**Data entries:**
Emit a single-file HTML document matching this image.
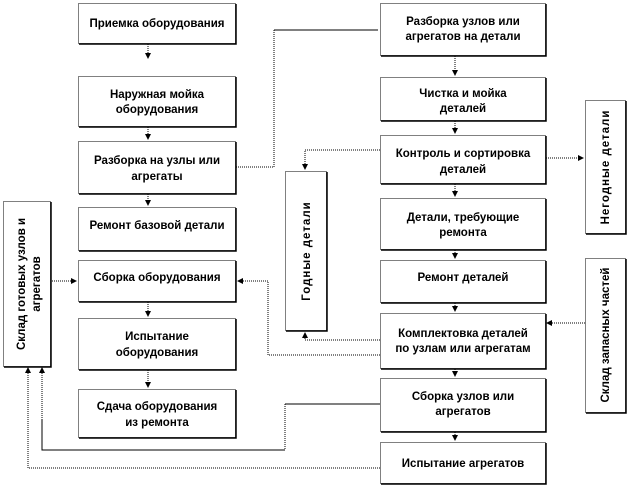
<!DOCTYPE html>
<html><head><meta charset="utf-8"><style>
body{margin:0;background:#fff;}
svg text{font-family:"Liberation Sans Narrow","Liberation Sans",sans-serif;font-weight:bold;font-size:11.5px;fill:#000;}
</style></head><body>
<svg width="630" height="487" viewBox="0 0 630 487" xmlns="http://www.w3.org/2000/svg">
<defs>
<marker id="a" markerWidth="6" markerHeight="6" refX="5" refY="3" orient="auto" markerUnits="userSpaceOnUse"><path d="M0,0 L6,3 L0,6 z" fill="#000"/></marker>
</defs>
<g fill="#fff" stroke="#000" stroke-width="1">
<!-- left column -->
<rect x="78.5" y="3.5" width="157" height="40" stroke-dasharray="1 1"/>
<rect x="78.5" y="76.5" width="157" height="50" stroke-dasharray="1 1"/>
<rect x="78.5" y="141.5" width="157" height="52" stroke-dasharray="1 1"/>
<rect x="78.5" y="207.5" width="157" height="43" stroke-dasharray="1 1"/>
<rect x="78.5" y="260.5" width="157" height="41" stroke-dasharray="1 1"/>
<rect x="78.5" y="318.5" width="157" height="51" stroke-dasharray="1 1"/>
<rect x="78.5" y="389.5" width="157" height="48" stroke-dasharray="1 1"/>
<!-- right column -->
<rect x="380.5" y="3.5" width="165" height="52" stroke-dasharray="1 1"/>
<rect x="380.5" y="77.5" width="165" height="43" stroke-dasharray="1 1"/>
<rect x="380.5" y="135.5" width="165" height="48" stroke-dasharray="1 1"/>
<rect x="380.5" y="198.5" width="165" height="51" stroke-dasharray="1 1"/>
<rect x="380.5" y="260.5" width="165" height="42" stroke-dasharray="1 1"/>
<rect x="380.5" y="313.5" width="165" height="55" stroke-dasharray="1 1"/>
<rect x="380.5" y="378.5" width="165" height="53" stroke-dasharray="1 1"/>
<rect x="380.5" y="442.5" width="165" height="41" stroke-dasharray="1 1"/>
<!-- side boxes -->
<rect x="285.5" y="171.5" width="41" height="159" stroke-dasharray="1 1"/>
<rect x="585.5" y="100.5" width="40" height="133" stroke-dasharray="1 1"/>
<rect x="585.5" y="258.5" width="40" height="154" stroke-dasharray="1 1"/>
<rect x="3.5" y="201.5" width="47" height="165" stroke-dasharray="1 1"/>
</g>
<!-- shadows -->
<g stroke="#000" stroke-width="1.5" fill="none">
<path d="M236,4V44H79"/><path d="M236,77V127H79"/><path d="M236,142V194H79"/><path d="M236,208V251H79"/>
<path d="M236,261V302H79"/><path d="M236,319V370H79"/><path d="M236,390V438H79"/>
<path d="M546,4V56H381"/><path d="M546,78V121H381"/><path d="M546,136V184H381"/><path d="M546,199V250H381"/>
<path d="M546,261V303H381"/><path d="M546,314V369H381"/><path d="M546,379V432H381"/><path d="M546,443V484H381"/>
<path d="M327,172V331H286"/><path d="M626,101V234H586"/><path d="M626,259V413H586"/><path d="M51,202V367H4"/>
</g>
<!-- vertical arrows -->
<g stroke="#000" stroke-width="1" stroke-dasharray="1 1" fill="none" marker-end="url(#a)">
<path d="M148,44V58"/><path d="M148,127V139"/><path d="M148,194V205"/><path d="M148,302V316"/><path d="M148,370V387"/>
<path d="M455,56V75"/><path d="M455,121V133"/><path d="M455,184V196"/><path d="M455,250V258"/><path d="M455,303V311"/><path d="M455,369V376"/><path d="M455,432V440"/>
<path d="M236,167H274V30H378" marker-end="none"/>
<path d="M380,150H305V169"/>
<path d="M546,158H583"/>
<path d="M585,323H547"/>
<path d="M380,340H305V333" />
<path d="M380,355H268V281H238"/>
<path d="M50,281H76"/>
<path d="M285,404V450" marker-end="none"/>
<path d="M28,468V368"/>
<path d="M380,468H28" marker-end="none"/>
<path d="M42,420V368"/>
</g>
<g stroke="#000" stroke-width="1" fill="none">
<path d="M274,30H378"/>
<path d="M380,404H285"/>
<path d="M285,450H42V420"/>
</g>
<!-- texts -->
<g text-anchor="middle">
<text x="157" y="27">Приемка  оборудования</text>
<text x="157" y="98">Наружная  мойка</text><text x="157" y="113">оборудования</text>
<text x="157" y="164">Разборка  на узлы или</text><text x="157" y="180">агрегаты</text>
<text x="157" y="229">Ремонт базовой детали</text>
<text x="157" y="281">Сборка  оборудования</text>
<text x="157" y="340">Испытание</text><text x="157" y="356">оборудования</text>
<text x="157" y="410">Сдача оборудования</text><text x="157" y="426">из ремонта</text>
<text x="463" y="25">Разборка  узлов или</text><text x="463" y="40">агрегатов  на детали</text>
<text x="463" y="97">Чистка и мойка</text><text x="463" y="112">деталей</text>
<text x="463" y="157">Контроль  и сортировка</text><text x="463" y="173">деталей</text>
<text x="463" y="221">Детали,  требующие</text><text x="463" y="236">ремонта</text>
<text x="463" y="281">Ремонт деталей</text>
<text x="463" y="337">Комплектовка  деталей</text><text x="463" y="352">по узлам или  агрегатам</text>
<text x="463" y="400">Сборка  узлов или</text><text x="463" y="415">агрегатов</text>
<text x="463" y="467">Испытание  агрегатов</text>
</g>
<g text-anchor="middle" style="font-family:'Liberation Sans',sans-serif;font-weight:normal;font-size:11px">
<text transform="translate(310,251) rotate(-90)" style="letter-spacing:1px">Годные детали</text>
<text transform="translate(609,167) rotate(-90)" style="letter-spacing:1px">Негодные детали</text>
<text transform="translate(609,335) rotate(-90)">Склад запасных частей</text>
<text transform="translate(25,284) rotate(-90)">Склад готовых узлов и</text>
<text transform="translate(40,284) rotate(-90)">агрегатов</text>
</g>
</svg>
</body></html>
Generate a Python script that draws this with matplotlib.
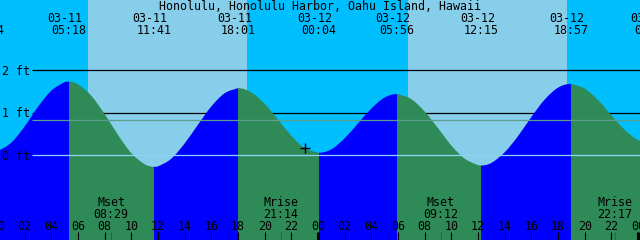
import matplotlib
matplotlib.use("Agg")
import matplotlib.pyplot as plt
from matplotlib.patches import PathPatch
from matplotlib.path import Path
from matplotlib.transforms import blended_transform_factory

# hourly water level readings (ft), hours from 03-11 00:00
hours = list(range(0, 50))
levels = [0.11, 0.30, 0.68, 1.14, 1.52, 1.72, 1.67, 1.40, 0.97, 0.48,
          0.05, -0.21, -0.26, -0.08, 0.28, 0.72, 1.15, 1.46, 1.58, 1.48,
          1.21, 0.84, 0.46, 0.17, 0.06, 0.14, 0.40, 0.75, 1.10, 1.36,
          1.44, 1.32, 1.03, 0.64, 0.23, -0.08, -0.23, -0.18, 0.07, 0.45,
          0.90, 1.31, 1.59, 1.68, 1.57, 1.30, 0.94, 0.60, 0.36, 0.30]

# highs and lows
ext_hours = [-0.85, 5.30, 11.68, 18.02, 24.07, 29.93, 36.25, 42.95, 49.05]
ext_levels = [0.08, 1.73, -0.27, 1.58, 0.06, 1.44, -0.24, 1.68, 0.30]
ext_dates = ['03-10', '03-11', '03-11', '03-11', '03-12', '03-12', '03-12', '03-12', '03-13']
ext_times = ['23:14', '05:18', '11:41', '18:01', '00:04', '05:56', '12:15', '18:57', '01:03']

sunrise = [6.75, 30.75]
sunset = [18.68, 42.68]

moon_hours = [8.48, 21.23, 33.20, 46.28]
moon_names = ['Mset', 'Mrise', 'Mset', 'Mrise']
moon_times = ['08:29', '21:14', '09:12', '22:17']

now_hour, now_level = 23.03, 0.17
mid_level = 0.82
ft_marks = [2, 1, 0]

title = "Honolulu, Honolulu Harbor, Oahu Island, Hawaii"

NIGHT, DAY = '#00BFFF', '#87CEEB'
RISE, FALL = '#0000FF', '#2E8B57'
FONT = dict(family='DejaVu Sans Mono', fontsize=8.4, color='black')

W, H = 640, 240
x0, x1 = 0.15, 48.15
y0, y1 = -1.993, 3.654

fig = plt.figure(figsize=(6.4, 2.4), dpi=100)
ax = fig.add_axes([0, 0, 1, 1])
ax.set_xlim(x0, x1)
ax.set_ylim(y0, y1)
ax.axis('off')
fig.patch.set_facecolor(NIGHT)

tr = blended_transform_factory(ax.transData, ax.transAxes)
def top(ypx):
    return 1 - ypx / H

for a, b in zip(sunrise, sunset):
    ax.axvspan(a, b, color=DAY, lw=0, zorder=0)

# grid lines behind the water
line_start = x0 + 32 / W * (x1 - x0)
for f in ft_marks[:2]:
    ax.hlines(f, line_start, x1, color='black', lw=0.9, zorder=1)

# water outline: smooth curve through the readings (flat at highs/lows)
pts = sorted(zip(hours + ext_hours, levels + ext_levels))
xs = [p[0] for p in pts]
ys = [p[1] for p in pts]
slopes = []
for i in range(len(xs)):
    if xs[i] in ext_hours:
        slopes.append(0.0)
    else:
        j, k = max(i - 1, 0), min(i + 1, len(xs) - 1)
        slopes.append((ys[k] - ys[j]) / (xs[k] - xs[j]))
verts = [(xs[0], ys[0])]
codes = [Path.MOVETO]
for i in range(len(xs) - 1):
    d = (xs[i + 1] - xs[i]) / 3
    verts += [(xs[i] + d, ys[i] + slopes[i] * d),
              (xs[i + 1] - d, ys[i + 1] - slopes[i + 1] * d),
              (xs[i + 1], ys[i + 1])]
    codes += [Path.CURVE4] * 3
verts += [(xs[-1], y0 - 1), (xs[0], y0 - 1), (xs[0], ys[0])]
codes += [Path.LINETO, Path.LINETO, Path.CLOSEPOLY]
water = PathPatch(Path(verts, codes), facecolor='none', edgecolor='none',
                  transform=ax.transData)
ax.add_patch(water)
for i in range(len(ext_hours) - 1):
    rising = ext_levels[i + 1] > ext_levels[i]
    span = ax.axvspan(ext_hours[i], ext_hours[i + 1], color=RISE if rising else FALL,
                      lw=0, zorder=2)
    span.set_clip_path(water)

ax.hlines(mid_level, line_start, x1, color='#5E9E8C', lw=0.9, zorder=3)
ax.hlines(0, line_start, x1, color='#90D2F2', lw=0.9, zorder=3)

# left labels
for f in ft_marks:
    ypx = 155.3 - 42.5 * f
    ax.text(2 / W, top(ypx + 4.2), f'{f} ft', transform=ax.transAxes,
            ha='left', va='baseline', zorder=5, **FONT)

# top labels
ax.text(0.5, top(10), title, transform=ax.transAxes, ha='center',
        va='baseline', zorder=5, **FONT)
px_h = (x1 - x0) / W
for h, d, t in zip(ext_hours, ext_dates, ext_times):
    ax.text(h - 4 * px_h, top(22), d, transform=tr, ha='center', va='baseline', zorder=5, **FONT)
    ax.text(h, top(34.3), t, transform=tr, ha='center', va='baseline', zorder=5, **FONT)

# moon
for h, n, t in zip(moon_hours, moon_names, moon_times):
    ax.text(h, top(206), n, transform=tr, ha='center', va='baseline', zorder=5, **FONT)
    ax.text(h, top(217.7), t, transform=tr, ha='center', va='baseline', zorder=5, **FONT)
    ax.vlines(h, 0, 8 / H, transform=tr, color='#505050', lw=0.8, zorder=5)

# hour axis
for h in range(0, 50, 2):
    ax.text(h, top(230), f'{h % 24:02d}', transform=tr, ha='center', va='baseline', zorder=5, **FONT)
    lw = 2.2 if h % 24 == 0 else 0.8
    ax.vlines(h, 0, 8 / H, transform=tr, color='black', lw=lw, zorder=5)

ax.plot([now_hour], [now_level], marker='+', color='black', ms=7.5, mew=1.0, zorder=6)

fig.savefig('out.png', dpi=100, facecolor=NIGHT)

**What is asked:**
Using the listing above, list every line in which the string "matplotlib" occurs.

**Solution to the exercise:**
Generate a Python script that draws this with matplotlib.
import matplotlib
matplotlib.use("Agg")
import matplotlib.pyplot as plt
from matplotlib.patches import PathPatch
from matplotlib.path import Path
from matplotlib.transforms import blended_transform_factory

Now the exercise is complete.